7. The Picos de Europa, Spain
Twenty miles southwest of Santander stands the Picos de Europa, the highest mountain range on the Spanish Atlantic coast. In this perpetually snowcapped fortress the final Christian enclave withstood Moorish attacks and eventually began the Spanish reconquest. The range is encircled by 150-miles of narrow, twisting two-lane roads that for the most part follow rivers which trace the perimeter of the mountain reserve. These roads provide a challenging seven-hour drive and frequent opportunities to explore the rugged mountains themselves. Here changing shades of rough rocks and pliant vegetation combined with the rivers’ wildly swinging shifts and narrow gorges make for a magical drive.

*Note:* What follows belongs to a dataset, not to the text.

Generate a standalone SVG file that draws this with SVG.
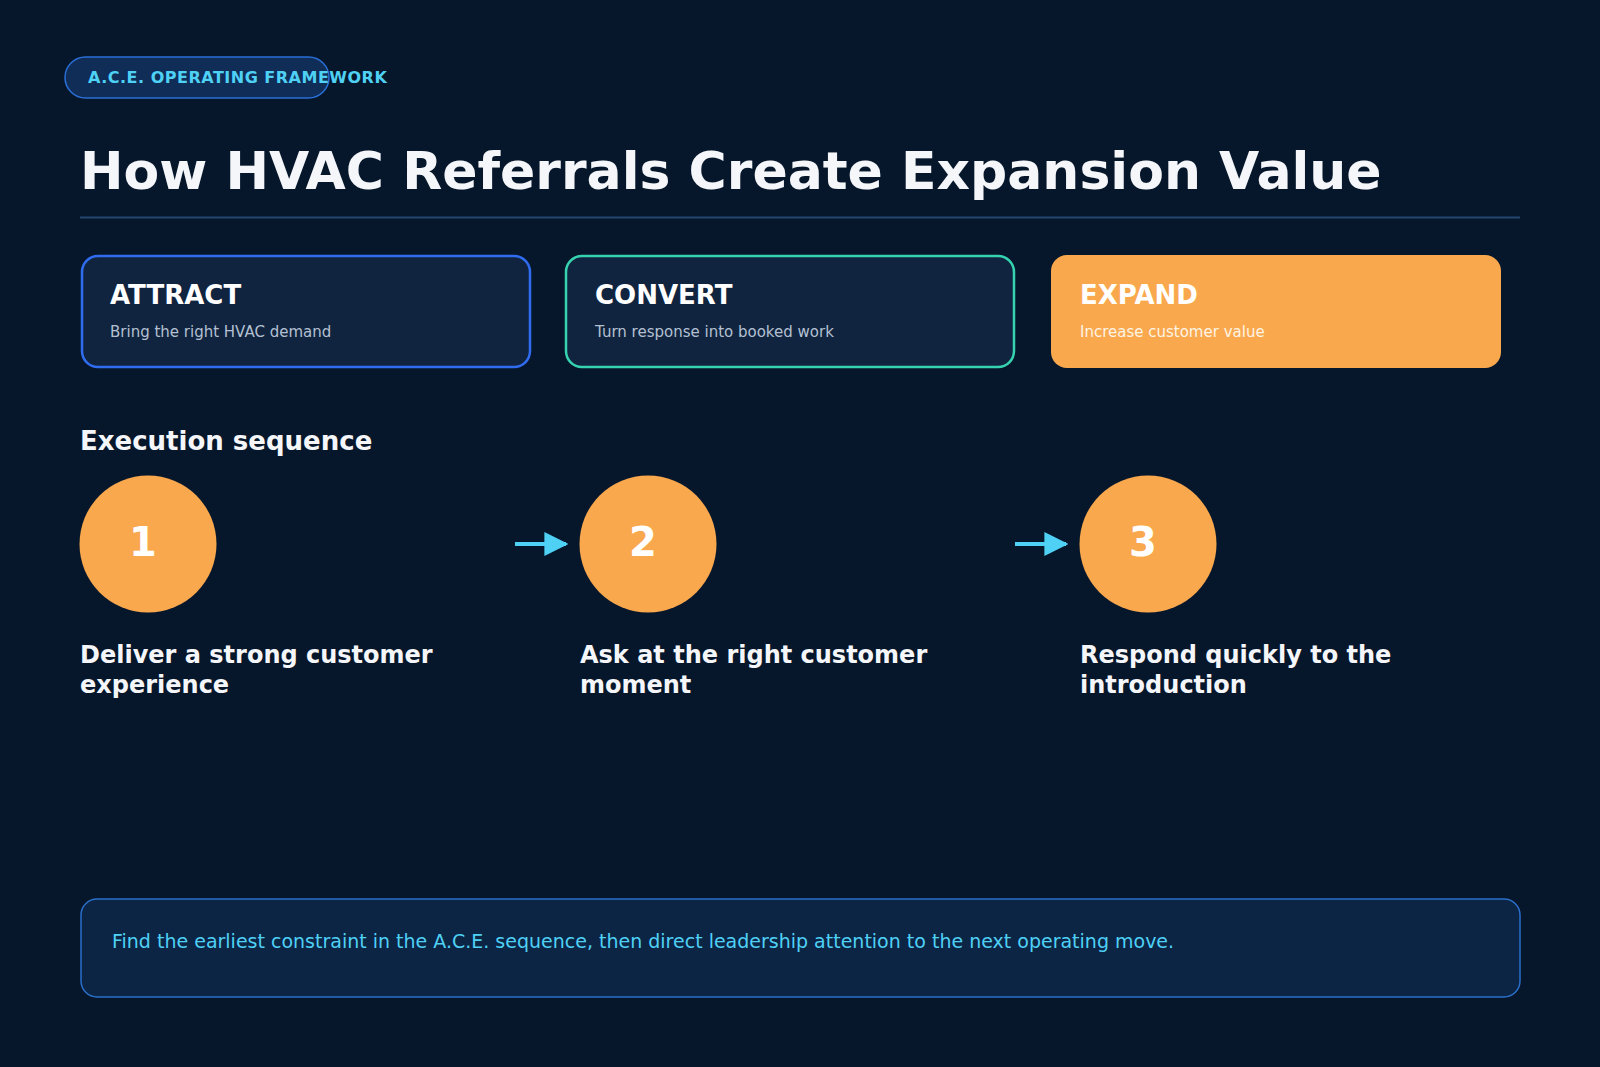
<svg xmlns="http://www.w3.org/2000/svg" width="1600" height="1067" viewBox="0 0 1600 1067">
<style>
text{font-family:"DejaVu Sans","Noto Sans",sans-serif}
.card{fill:#10243f;stroke-width:2.5}
.ct{font-weight:bold;font-size:26px;fill:#ffffff}
.cs{font-size:15px;fill:#b4c0d2}
.circ{fill:#f9a84d}
.num{font-weight:bold;font-size:40px;fill:#ffffff;text-anchor:middle}
.st{font-weight:bold;font-size:24px;fill:#f4f6fa}
.conn{stroke:#4fd1f5;stroke-width:4;fill:none}
</style>
<defs><marker id="ah" viewBox="0 0 10 10" refX="9" refY="5" markerWidth="6" markerHeight="6" markerUnits="strokeWidth" orient="auto"><path d="M0,0L10,5L0,10z" fill="#4fd1f5"/></marker></defs>
<rect width="1600" height="1067" fill="#07172b"/>
<g id="badge"><rect x="65" y="57" width="264" height="41" rx="20.5" fill="#0f2d57" stroke="#2a6fd6" stroke-width="1.5"/>
<text x="88" y="83" font-size="16" font-weight="bold" fill="#4fd1f5" letter-spacing="0.5">A.C.E. OPERATING FRAMEWORK</text></g>
<text x="80" y="189" font-size="52" font-weight="bold" fill="#f4f6fa">How HVAC Referrals Create Expansion Value</text>
<line x1="80" y1="217.5" x2="1520" y2="217.5" stroke="#24476f" stroke-width="2"/>
<g id="attract"><rect class="card" x="82" y="256" width="448" height="111" rx="16" stroke="#2f6cf0"/><text class="ct" x="110" y="304">ATTRACT</text><text class="cs" x="110" y="337">Bring the right HVAC demand</text></g>
<g id="convert"><rect class="card" x="566" y="256" width="448" height="111" rx="16" stroke="#35d3b0"/><text class="ct" x="595" y="304">CONVERT</text><text class="cs" x="595" y="337">Turn response into booked work</text></g>
<g id="expand"><rect x="1051" y="255" width="450" height="113" rx="16" fill="#f9a84d"/><text class="ct" x="1080" y="304">EXPAND</text><text class="cs" x="1080" y="337" fill="#fff4e4" style="fill:#fff4e4">Increase customer value</text></g>
<text x="80" y="450" font-size="26" font-weight="bold" fill="#f4f6fa">Execution sequence</text>
<g id="connectors"><line class="conn" x1="515" y1="544" x2="566" y2="544" marker-end="url(#ah)"/><line class="conn" x1="1015" y1="544" x2="1066" y2="544" marker-end="url(#ah)"/></g>
<g id="step1"><circle class="circ" cx="148" cy="544" r="68.5"/><text class="num" x="143" y="556">1</text><text class="st" x="80" y="663">Deliver a strong customer</text><text class="st" x="80" y="693">experience</text></g>
<g id="step2"><circle class="circ" cx="648" cy="544" r="68.5"/><text class="num" x="643" y="556">2</text><text class="st" x="580" y="663">Ask at the right customer</text><text class="st" x="580" y="693">moment</text></g>
<g id="step3"><circle class="circ" cx="1148" cy="544" r="68.5"/><text class="num" x="1143" y="556">3</text><text class="st" x="1080" y="663">Respond quickly to the</text><text class="st" x="1080" y="693">introduction</text></g>
<g id="note"><rect x="81" y="899" width="1439" height="98" rx="16" fill="#0c2545" stroke="#2a6fc9" stroke-width="1.5"/><text x="112" y="948" font-size="19" fill="#4fd1f5">Find the earliest constraint in the A.C.E. sequence, then direct leadership attention to the next operating move.</text></g>
</svg>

8. The Rhine River, Germany, from Koblenz to Bingen
Castles perch on every possible hilltop and overlook the riverbends; waters swirl below the Loreley; riverboats glide downstream or churn slowly against the flow; and vineyards step down the steep banks. Perhaps no other thoroughfare is so steeped in legend nor praised in story. Over the last few years the drive along the Rhine – once natural and rugged – has been changed by relentless urbanization, which has produced a picture-postcard visage. But even through the traffic the beauty of this valley shines.
9. The Grossglockner Road, Austria
The grandfather of all modern Alpine highways, the road was opened in 1935 and inspired other Alpine road builders to begin the modern road conquest of the Alps. Today the engineers’ esthetic sense of road design still impresses. The modern drive over this pass will take just over three hours with time to scan the alpine peaks. Only open during the summer, the 47-mile drive begins south of Salzberg near the town of Zell am See. The Grossglockner Road skirts storybook waterfalls and weaves through wooded valleys so narrow the sun shines only a few hours a day.
10. The Ullapool to Kyle of Lochalsh, Scotland
Northwest Scotland offers the perfect blend of moor with woodlands and sea with mountains. Opposed to anticipation of visual thrills around the bend, this drive has a soothing meditative effect of natural balance. Start with a full tank of gas. Some road stretches may be crowded with tourist traffic but the next turn will bring you back to the solitude of the road and nature. At times only one lane wide and often overrun by wandering sheep, the route offers surprising steep climbs and tortuous turns with incomparable views over the rocky headlands.